Wie man eine Banane isst…

„Wenn du eine Frau siehst, die eine Banane isst, dann kannst du an ihren Essgewohnheiten sehen, woher sie kommt: Wenn sie die Banane in zwei teilt, kommt sie aus dem Norden. Isst sie die Banane, ohne sie vorher zu teilen, kommt sie aus dem Süden.“

Diese Weisheit konnten manche Vietnamesen offenbar noch von ihren Großmüttern hören. Wobei diese Herleitung wohl schon damals hinten und vorne nicht gestimmt hat. Stattdessen ging es darum zu unterstreichen, dass Nordvietnamesen „Sitten“ haben, während die Bewohner im Süden (im „wilden“ Süden, wo im 18. und 19. Jahrhundert Auswanderer und Siedler hinzogen, und sich mit barbarischen Völkern mischten) eben keine Sitten haben.

Denn eine alte vietnamesische Ess-Knigge besagt: Eine Banane wird nicht etwa von einer Seite geschält, und dann aufgegessen. Das machen „nur Affen und Amerikaner“ (in dieser Reihenfolge). Stattdessen wird sie mit einem geübten Handgriff in der Mitte zerteilt, und anschließend in zwei Teilen gegessen.

In einer Mailing-Liste von vietnamesischen und ausländischen Vietnam-Wissenschaftlern ist allerdings eine flammende Diskussion darüber entbrannt, ob diese Essregel tatsächlich „kanonisch“ ist, oder nur für bestimmte Familien galt. Einige stimmten zu, und erklärten, geschnitten werde eine Banane nur, wenn man sie auf dem Ahnenaltar opferte. Andere erklärten, ihre Großmutter habe sie gelehrt, die Banane von oben nach unten zu essen, allerdings niemals zu viel von der Schale abzuziehen – das sehe gierig aus.

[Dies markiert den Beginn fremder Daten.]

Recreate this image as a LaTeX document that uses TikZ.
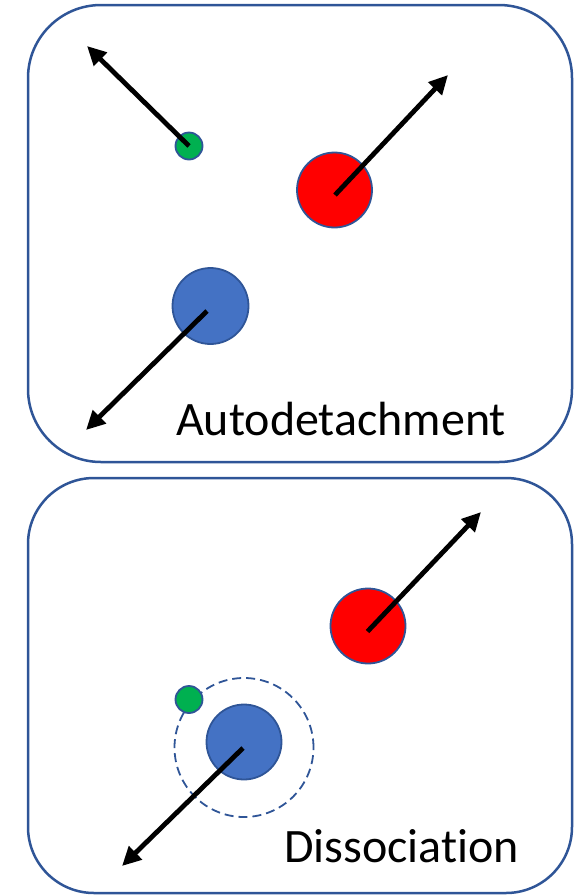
\documentclass[tikz,border=0pt]{standalone}
\usepackage{fontspec}
\setmainfont[RawFeature={-liga;-clig;-dlig;-calt}]{Carlito}
\usetikzlibrary{arrows.meta}
\definecolor{frame}{HTML}{2F5597}
\definecolor{ionred}{HTML}{FF0000}
\definecolor{iongreen}{HTML}{00B050}
\definecolor{ionblue}{HTML}{4472C4}
\tikzset{
  panel/.style={draw=frame, line width=2.5pt, rounded corners=#1},
  particle/.style={circle, draw=frame, line width=1.8pt, inner sep=0pt, minimum size=#1},
  motion/.style={line width=4.8pt, -{Triangle[length=19pt,width=18pt]}},
  shell/.style={circle, draw=frame, line width=1.8pt, dash pattern=on 9pt off 5pt, inner sep=0pt, minimum size=#1},
  caption/.style={anchor=base west, font=\fontsize{48}{52}\selectfont, inner sep=0pt}
}
\begin{document}
\begin{tikzpicture}[x=1pt, y=-1pt]
  \useasboundingbox (0,0) rectangle (585,895);

  % upper panel: autodetachment
  \draw[panel=73pt] (28,5) rectangle (572,462);
  \node[particle=27pt, fill=iongreen] (g1) at (189,146) {};
  \node[particle=75pt, fill=ionred] (r1) at (334.5,190) {};
  \node[particle=76pt, fill=ionblue] (b1) at (210.5,306) {};
  \coordinate (g1t) at (87,46);
  \coordinate (r1t) at (448,75);
  \coordinate (b1t) at (86,430);
  \draw[motion] (g1.center) -- (g1t);
  \draw[motion] (335,195) -- (r1t);
  \draw[motion] (207,311) -- (b1t);
  \node[caption] (lab1) at (176,435) {Autodetachment};

  % lower panel: dissociation
  \draw[panel=66pt] (28,478) rectangle (572,893);
  \node[particle=75pt, fill=ionred] (r2) at (368,626) {};
  \node[shell=139pt] (s2) at (244,747.5) {};
  \node[particle=75pt, fill=ionblue] (b2) at (244,742) {};
  \node[particle=27pt, fill=iongreen] (g2) at (189,699.5) {};
  \coordinate (r2t) at (481,512);
  \coordinate (b2t) at (122,866);
  \draw[motion] (367.5,631.5) -- (r2t);
  \draw[motion] (243,748) -- (b2t);
  \node[caption] (lab2) at (284,862) {Dissociation};
\end{tikzpicture}
\end{document}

Um die Sache noch komplizierter zu machen gibt es außerdem offenbar verschiedene Angewohnheiten, eine Banane entweder von der Spitze oder vom Stamm her zu essen. Ein Anthropologe erklärte darauf hin, Völker, die niemals eine Banane in freier Wildbahn gesehen hätten, tendierten dazu, die Banane „falsch herum“ zu essen: Also vom Stamm aus, weil sie davon ausgingen, dass eine Banane nach unten hängt. Menschen, die wissen, dass eine Banane nach oben wächst, würden auch oben (an der Spitze) anfangen zu essen. Belege dafür habe ich allerdings keine.

Im Vietnam des 20. Jahrhunderts hat das allerdings offenbar alles genauso viel mit der Realität zu tun, wie Knigges Hausregeln: Fast gar nichts. Eine kurze, nicht repräsentative Umfrage in meinem Bekanntenkreis ergab: Vietnamesen essen die Banane so, wie es ihnen gerade einfällt.

Auch die wohlerzogenen aus dem Norden.

One Response to Wie man eine Banane isst…

  1. Laura Mai says:

    Meine Beobachtung ist ähnlich, es wird stets spontan entscheiden, wie man seine Banane nun isst. Allerdings hat dann auf Nachfrage trotzdem jeder irgendwie einen Meinung dazu (die durchaus von der eigenen Handlung abweichen kann): „Meine Mutter hat mir gesagt, es ist höflich, eine Banane so und so zu essen.“ Komischerweise gilt das alles nur für Frauen. Männer machen sich um so etwas keinen Kopf.